Add documents to the document cache to use them in a process or subprocess. There are two ways to add documents to a cache:
1. You can bring data into a process and then use the Add to Cache step to add documents to the document cache. The Add to Cache step references a Document Cache component.
2. You can specify on a connector operation to add that documents returned by the connector call to the selected document cache. This option is available on Caching tab of connector operation . If you use this method, it is in effect combining a connector call and an Add to Cache step.

After adding documents to the cache, you can retrieve data from those documents in following ways:

You can join multiple sources in a map by adding documents from document caches. After adding the document caches to the source profile, you can steps from the document caches and source profile to the destination profile's steps.
You can query a Document Cache component in every place that you can use a parameter value. You can use parameter values in the following steps: Connector (on the Parameters tab), Decision, Exception, Message, Notify, Program Command, and Set Properties. You can output a single field from a single document.
You can use the Retrieve From Cache step in your process, which retrieves documents from the selected Document Cache component. You can output multiple documents from a single document.
You can select a document cache lookup function in maps to retrieve particular fields from a document.

note

When documents are retrieved from a document cache for use in a process, they replace the current document data and its document properties with those from the cache.

Document Cache storage

A document cache's documents and indexes are stored to disk within the Runtime directory and loaded into memory when needed.

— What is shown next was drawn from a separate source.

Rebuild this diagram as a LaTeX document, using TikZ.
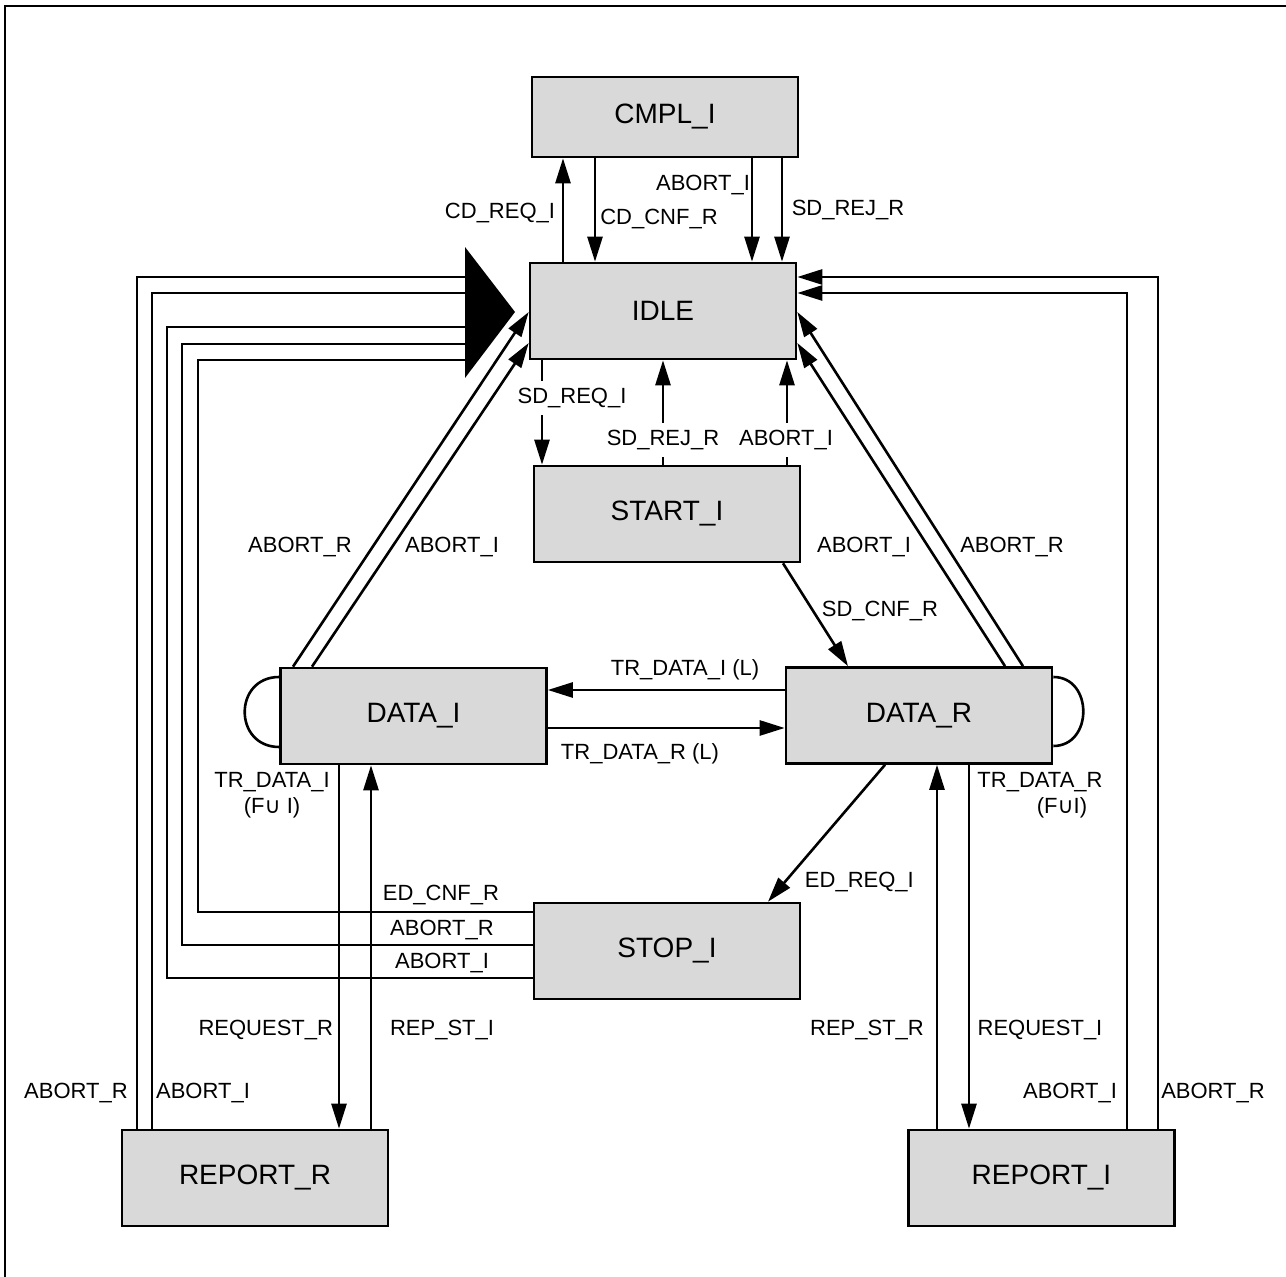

Storing the documents and indexes to disk during process execution reduces the amount of memory the process uses and allows the handling of large volumes of data.

There is no size limit on a document cache. However, because document caches are temporarily stored on your hard disk, they are limited to your available space.

If you use document caching and run your processes on a Runtime cluster or Runtime cloud, the document cache is distributed within the Runtime cluster or Runtime cloud. Therefore, parallel processing can take advantage of it.

Once a process either runs through Test mode or is deployed and run, the cached documents are purged from the Runtime. The cache is temporary and cannot be used by another process.

Low Latency processes and Document Caches

Any data written to disk greatly increases processing time, therefore low latency processes that use document caches are handled differently. To allow low latency processes to execute quickly, their cached documents and indexes are stored to disk only under certain conditions.

Cloud owners can set the Runtime Working Overflow Size quota (on the Attachment Quotas tab in Cloud Management). For low latency processes, this quota limits the number of bytes per working datastore maintained in memory before overflowing to disk. If this quota is set, and the low latency process’ index exceeds the quota, the index is stored to disk. If the process’ cached documents exceed the quota, they will also store to disk.
If the Runtime Working Overflow Size quota is not set, then there is a 1 MB limit for indexes and a 1 MB limit for cached documents. If the low latency process’ index is greater than 1 MB, it is stored to disk. If the low latency process’ cached documents are greater than 1 MB, then they are stored to disk.